At the last, I come back to religion. This impulse of our human nature, to ascribe our own preferences and prejudices to divine authority, has certainly given our history some of its most dismally painful chapters, it is true. And yet, within the spiritual teachings of wise people in every tradition, there are enduring testimonies to the possibilities of peace, and insight into the fundamental requirements for peace to be established. The Jewish faith itself has a precious heritage in this regard; it understands, richly and deeply, the practice of repentance. Teshuva, they call it, the act of turning around; the recognition that we are, either personally or collectively, headed down the wrong path; that we have made an error in the way to get where we wanted to go. It is the gesture of throwing down the shovel, the painful acknowledgement that more digging will only make matters worse; the giving up of pride and stubbornness, like stopping to ask for directions when you are lost. It is perhaps the willingness to admit that we don’t know, even to begin to listen to someone else’s appraisal of the situation. Every year, for ten days, observant Jews are especially summoned to perform the four elements of Teshuva; to cease, to regret, to confess, and to resolve better. We are all called to this wisdom by our better natures, whatever we may name it in our own faith; to do teshuvah, to turn around, to remember what is holy, to begin again as partners in tikkun olam, the healing of the world.
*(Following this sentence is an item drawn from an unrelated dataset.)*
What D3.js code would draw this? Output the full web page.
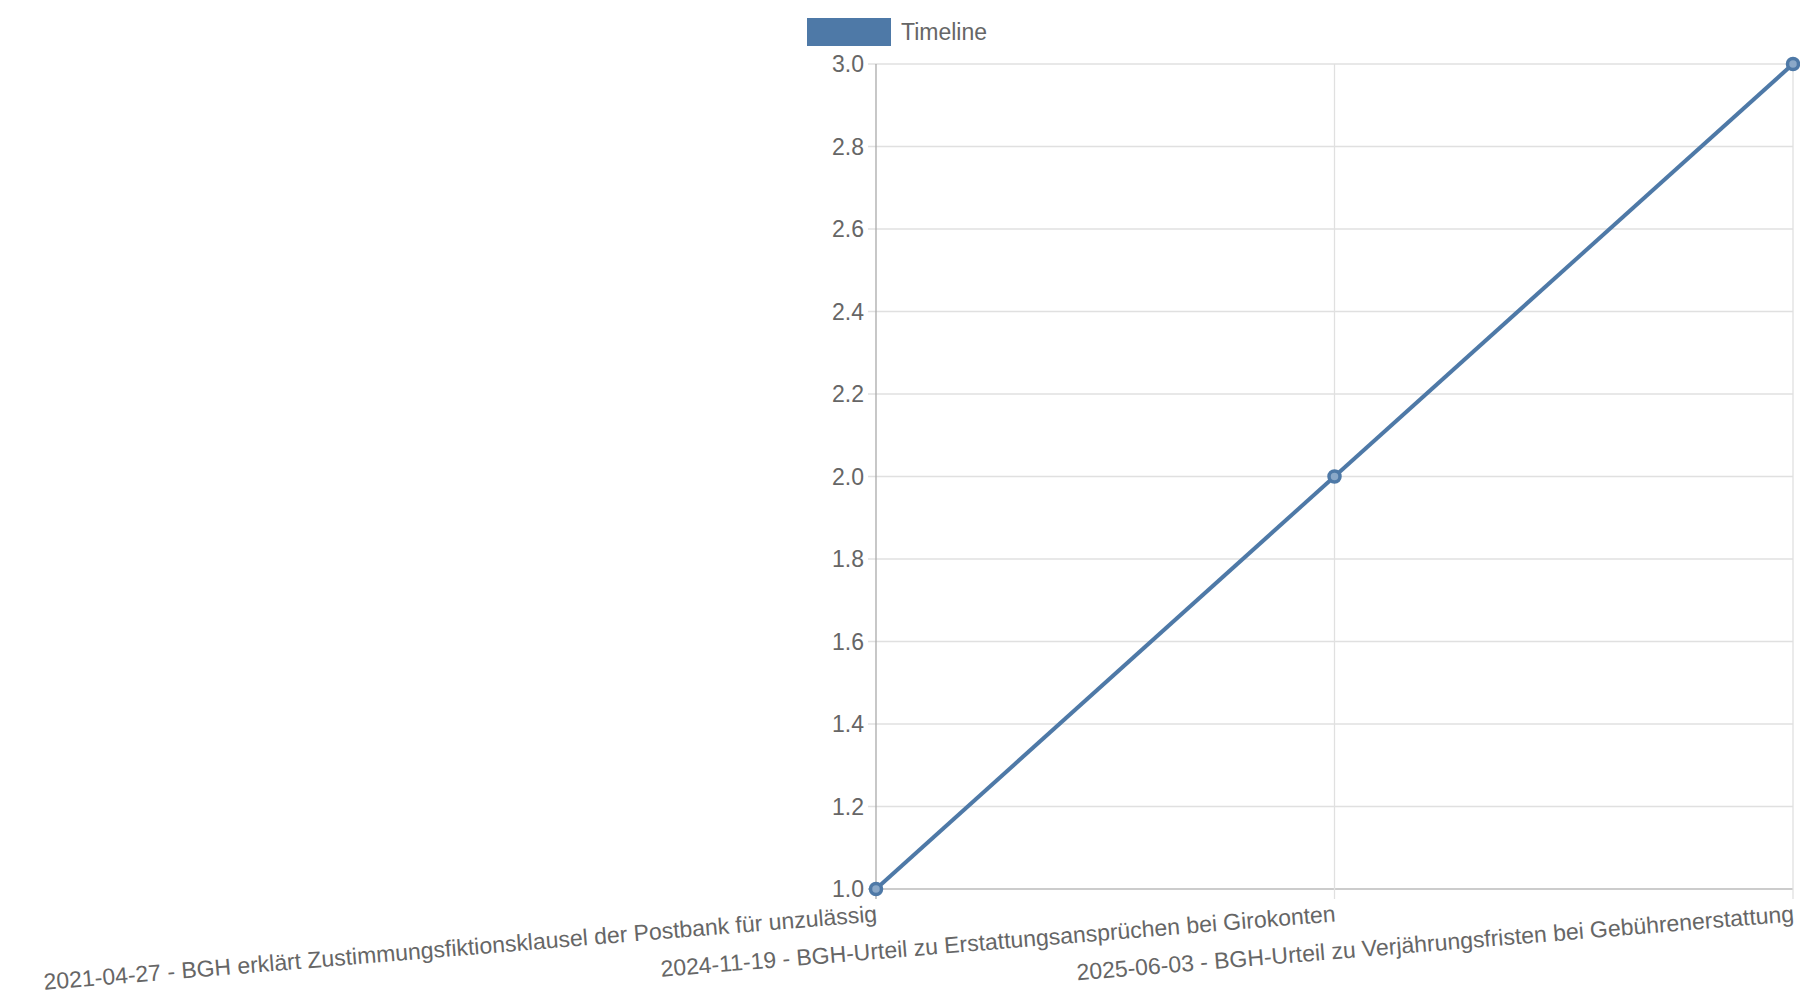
<!DOCTYPE html>
<html><head><meta charset="utf-8">
<script src="https://cdn.jsdelivr.net/npm/d3@7"></script>
<style>body{margin:0;background:#fff}</style></head>
<body><svg id="c" width="1800" height="1000"></svg>
<script>
const categories = ["2021-04-27 - BGH erklärt Zustimmungsfiktionsklausel der Postbank für unzulässig","2024-11-19 - BGH-Urteil zu Erstattungsansprüchen bei Girokonten","2025-06-03 - BGH-Urteil zu Verjährungsfristen bei Gebührenerstattung"];
const values = [1,2,3];
const yTicks = [1.0,1.2,1.4,1.6,1.8,2.0,2.2,2.4,2.6,2.8,3.0];
const seriesName = "Timeline";
const color = "#4e79a7";
const svg = d3.select("#c");
const L=876,R=1793,T=64,B=889;
const x = d3.scalePoint().domain(categories).range([L,R]);
const y = d3.scaleLinear().domain([1,3]).range([B,T]);
const font = "Liberation Sans, Arial, sans-serif";
// grid
svg.append("g").selectAll("line").data(yTicks).join("line")
 .attr("x1",L-8).attr("x2",R).attr("y1",d=>y(d)).attr("y2",d=>y(d))
 .attr("stroke",d=>d===1?"#bbb":"#e0e0e0").attr("stroke-width",1.3);
svg.append("g").selectAll("line").data(categories).join("line")
 .attr("x1",d=>x(d)).attr("x2",d=>x(d)).attr("y1",T).attr("y2",B+10)
 .attr("stroke",(d,i)=>i===0?"#aaa":"#e0e0e0").attr("stroke-width",1.3);
svg.append("g").selectAll("text").data(yTicks).join("text")
 .attr("x",L-12).attr("y",d=>y(d)).attr("dy","0.35em").attr("text-anchor","end")
 .attr("font-family",font).attr("font-size",23).attr("fill","#666").text(d=>d.toFixed(1));
svg.append("g").selectAll("text").data(categories).join("text")
 .attr("transform",d=>`translate(${x(d)},${B+14}) rotate(-4.7)`)
 .attr("text-anchor","end").attr("dy","0.8em")
 .attr("font-family",font).attr("font-size",23).attr("fill","#666").text(d=>d);
// line
svg.append("path").datum(values).attr("fill","none").attr("stroke",color).attr("stroke-width",4)
 .attr("d",d3.line().x((d,i)=>x(categories[i])).y(d=>y(d)));
svg.append("g").selectAll("circle").data(values).join("circle")
 .attr("cx",(d,i)=>x(categories[i])).attr("cy",d=>y(d)).attr("r",5.5)
 .attr("fill","#8aa8c8").attr("stroke",color).attr("stroke-width",3.5);
// legend
svg.append("rect").attr("x",807).attr("y",18).attr("width",84).attr("height",28).attr("fill",color);
svg.append("text").attr("x",901).attr("y",32).attr("dy","0.35em").attr("font-family",font)
 .attr("font-size",23).attr("fill","#666").text(seriesName);
</script></body></html>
"Let us turn toward you once again, Oh Holy One, and we shall return.
Renew us as in the ancient days." So says the classic prayer of teshuvah.
As long as someone still remembers how to repent, there is hope. If we could learn to listen to one another, to hear the pain, to recognize what our own story looks like in someone else’s eyes, that hope might grow. On a sandy field in the suburbs of Jerusalem this afternoon, in an improbable, bi-lingual village, two little boys are practicing soccer together. They do not know how precious they are; that where their footsteps cross in the sunny dust is the only real holy land. They do not know that the future of the world is in their hands.